If nature is kind, the first detection of dark matter might be credited to the International Space Station soon.Today (April 3), researchers announced the first science results from the Alpha Magnetic Spectrometer (AMS), a $2 billion cosmic-ray particle detector mounted on the exterior of the football-field-size International Space Station. The instrument has observed a striking pattern of antimatter particles called positrons that may turn out to be a product of collisions between dark matter particles.
Though the findings are still uncertain, and the signal could also arise from a more mundane source, the data are, nonetheless, groundbreaking, experts said."I think it is fair to say that this is the most important physics result thus far to come from the International Space Station," theoretical physicist Robert Garisto, who was not involved in the AMS project, wrote today on Twitter.
Garisto is editor of the physics journal Physical Review Letters, which published the AMS results in a paper released today.

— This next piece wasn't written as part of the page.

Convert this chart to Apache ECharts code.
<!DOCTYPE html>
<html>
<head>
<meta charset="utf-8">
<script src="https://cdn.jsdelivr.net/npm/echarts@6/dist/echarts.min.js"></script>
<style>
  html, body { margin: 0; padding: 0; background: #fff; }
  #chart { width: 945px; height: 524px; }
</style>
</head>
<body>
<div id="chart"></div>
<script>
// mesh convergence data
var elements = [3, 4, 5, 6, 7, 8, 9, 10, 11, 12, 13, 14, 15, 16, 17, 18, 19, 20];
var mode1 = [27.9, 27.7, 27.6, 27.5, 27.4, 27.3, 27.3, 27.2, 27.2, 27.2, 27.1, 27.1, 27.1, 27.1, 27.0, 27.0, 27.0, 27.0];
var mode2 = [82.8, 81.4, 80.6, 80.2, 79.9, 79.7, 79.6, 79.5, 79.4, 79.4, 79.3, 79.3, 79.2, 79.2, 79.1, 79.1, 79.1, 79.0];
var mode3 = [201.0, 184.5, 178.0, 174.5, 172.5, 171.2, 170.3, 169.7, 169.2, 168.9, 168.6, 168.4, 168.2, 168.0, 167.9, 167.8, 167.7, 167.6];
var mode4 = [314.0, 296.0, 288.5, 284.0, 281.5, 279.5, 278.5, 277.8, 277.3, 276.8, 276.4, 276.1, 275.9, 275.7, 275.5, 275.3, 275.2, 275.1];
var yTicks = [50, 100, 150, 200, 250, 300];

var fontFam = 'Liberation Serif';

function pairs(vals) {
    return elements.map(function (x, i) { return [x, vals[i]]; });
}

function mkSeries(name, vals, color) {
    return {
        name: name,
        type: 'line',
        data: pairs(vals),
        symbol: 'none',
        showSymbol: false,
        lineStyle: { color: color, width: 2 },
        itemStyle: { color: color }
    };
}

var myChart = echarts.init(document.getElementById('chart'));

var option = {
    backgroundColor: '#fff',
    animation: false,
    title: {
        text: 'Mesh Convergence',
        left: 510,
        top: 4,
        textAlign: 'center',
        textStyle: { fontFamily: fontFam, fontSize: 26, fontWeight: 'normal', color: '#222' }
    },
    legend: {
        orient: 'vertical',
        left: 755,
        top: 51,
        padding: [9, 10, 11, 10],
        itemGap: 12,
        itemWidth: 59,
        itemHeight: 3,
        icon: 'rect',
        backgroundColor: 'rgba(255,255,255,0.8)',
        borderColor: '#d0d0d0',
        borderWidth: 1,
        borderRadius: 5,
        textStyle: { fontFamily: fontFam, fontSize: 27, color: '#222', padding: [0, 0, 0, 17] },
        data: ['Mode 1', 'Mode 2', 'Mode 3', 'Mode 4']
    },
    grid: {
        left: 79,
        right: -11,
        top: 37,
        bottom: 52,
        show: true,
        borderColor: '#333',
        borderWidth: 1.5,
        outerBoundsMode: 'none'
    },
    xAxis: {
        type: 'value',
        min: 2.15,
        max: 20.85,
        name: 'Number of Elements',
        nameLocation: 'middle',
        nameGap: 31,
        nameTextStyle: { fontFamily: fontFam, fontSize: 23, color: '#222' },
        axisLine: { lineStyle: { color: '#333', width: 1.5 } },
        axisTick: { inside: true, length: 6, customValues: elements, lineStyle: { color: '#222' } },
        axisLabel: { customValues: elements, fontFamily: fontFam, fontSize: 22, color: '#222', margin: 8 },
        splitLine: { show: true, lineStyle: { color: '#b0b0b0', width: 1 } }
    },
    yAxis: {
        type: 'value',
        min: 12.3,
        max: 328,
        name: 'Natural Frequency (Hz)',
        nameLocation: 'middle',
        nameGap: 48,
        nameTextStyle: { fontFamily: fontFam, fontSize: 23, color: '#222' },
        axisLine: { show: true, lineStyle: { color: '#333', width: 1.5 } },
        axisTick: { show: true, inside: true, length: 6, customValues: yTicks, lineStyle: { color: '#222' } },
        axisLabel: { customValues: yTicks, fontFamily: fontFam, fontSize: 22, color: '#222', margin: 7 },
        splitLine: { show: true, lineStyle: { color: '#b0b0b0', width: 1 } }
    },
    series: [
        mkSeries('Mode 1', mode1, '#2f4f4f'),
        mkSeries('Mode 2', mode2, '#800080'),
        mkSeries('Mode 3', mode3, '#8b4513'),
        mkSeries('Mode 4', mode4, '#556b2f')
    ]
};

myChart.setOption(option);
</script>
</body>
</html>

No matter what the AMS measurements ultimately herald — be it dark matter or something else — the findings would not have been possible without the platform of the International Space Station, a $100 billion orbiting laboratory staffed full-time by teams of three to six astronauts. AMS collects cosmic-ray particles, which are abundant in space, though largely blocked on Earth by our planet's atmosphere.
In its first 18 months of operations, AMS detected about 30 billion cosmic rays, including 400,000 positrons — a haul that allowed significantly more precise statistics than experiments conducted on Earth.
"It's a very major step forward by at least an order of magnitude in sensitivity," Brown University physicist Richard Gaitskell told SPACE.com. Gaitskell is a founding investigator on the Large Underground Xenon experiment, which aims to detect dark-matter particles directly underground in South Dakota.
Dark matter is an invisible substance thought to make up more than 80 percent of the matter in the universe. The elusive stuff is difficult to detect because it very rarely interacts with normal matter, except through its gravitational pull.
One of the leading explanations for dark matter is that it is made up of particles called WIMPs (weakly interacting massive particles), which may produce a detectable signature when they collide and annihilate each other. This happens because WIMPs are thought to be their own antimatter partner particles. When matter and antimatter meet, they destroy each other, so if two WIMPs were to make contact, they would obliterate one another.
In fact, searching for this signature of WIMPs was one of the main motivations for building the Alpha Magnetic Spectrometer. Whether or not the instrument succeeds in detecting dark matter, scientists say they're happy with the early results from AMS so far.
"I am confident that this is only the first of many scientific discoveries enabled by the station that will change our understanding of the universe," NASA administrator Charles Bolden said today in a statement.
However, the experiment almost never made it to space.
The first space shuttle mission slated to deliver AMS to orbit was canceled in the wake of the 2003 space-shuttle Columbia disaster, and it took a prolonged campaign by scientists to convince NASA to add a final shuttle mission to its schedule before the fleet was retired. Finally, in May 2011, the space-shuttle Endeavour carried AMS to the space station in the second-to-last mission of the 30-year shuttle program.
"I think there's probably a message to all of us: When it looks kind of dark and doesn't look like there's a clear path forward, fix your eyes on that point in the future, and keep moving forward," William Gerstenmaier, NASA's space station program manager, said during a NASA press conference today. The great results from AMS now are perhaps "just a tad sweeter that way" than if the road to this point had been less turbulent, he added.